[I am participating in PRSSA’s “Progressions Writing Prompt” exercise for April 2014. To learn more, check out this post for details.]
Long nights. Plenty of caffeine. It is that time of year. In between all the studying for finals, we often find ourselves filling out countless internship applications. We meticulously take the time to cater our résumés to each position and try to craft a perfect, creative cover letter. It is a daunting task, but if we work hard, we know that we will score our dream internship.
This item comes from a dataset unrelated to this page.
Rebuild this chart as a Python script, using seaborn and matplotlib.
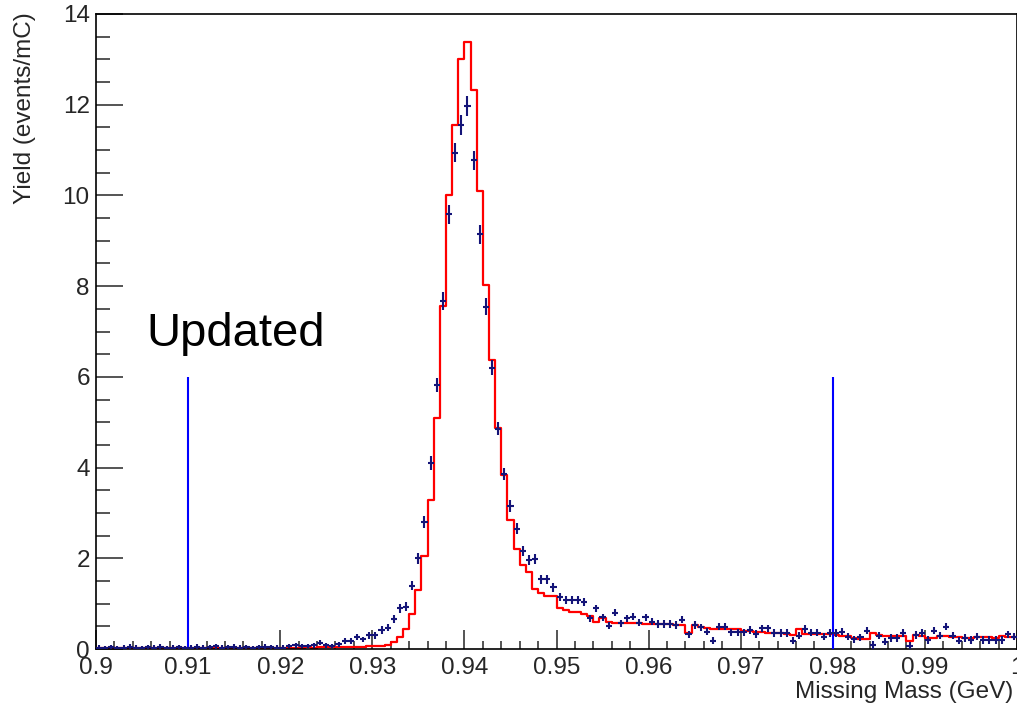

I hate to be the one to burst your bubble, but not everyone ends up landing their dream internship. Over the next few weeks many students, even you, may receive a letter from Ketchum, FleishmanHillard, Edelman etc. that more or less reads, “Dear _____, Thank you for your interest in ______ and the _____ internship position. While we think you have an impressive background, we have decided to move forward with other candidates.” After reading such an email, many students will often consider themselves a failure. I personally have received my fair share of these in the past few weeks. Despite the initial feelings that accompany rejection, I have quickly come to realize that there are more opportunities out there.
This past weekend, I had the opportunity of attending the SincerelyPR PRSSA regional conference, organized by San Jose State University. While there, I had the opportunity of touring Weber Shandwick’s Sunnyvale office. I asked one of the employees, “What advice would you give to someone who hasn’t had a lot of agency experience?”
Her advice was to,
- Work in your student-run firm
Many schools have a student-run PR firm. If your university does, work there and gain agency experience. This past semester, I served as an Account Executive for the Allstate account. We were tasked to conduct research and find out how Allstate could better reach future potential agents in the state of Utah. We provided them with several strategic recommendations. This experience has proved to very valuable and I plan on continuing to work for our PR agency, Bradley PR.
- Work for a boutique/smaller agency
If you didn’t get the dream internship at a “big” company, you can still work for a smaller, boutique agency. The basic skills that you learn at a small agency will prepare you for your future work at a bigger one.
Even if you do not have a student-run PR firm on your campus or cannot work for a smaller agency, you can still volunteer. Approach local businesses and nonprofits and ask them if they could use any “freelance” social media work. More often than not, they will say yes. Volunteering can open many doors.
My overall takeaway from my visit was just because you don’t obtain a big agency internship, doesn’t mean your a failure. As you continue to stay busy, in a productive way, you will be ready for the day in which big agency does extend you a job offer.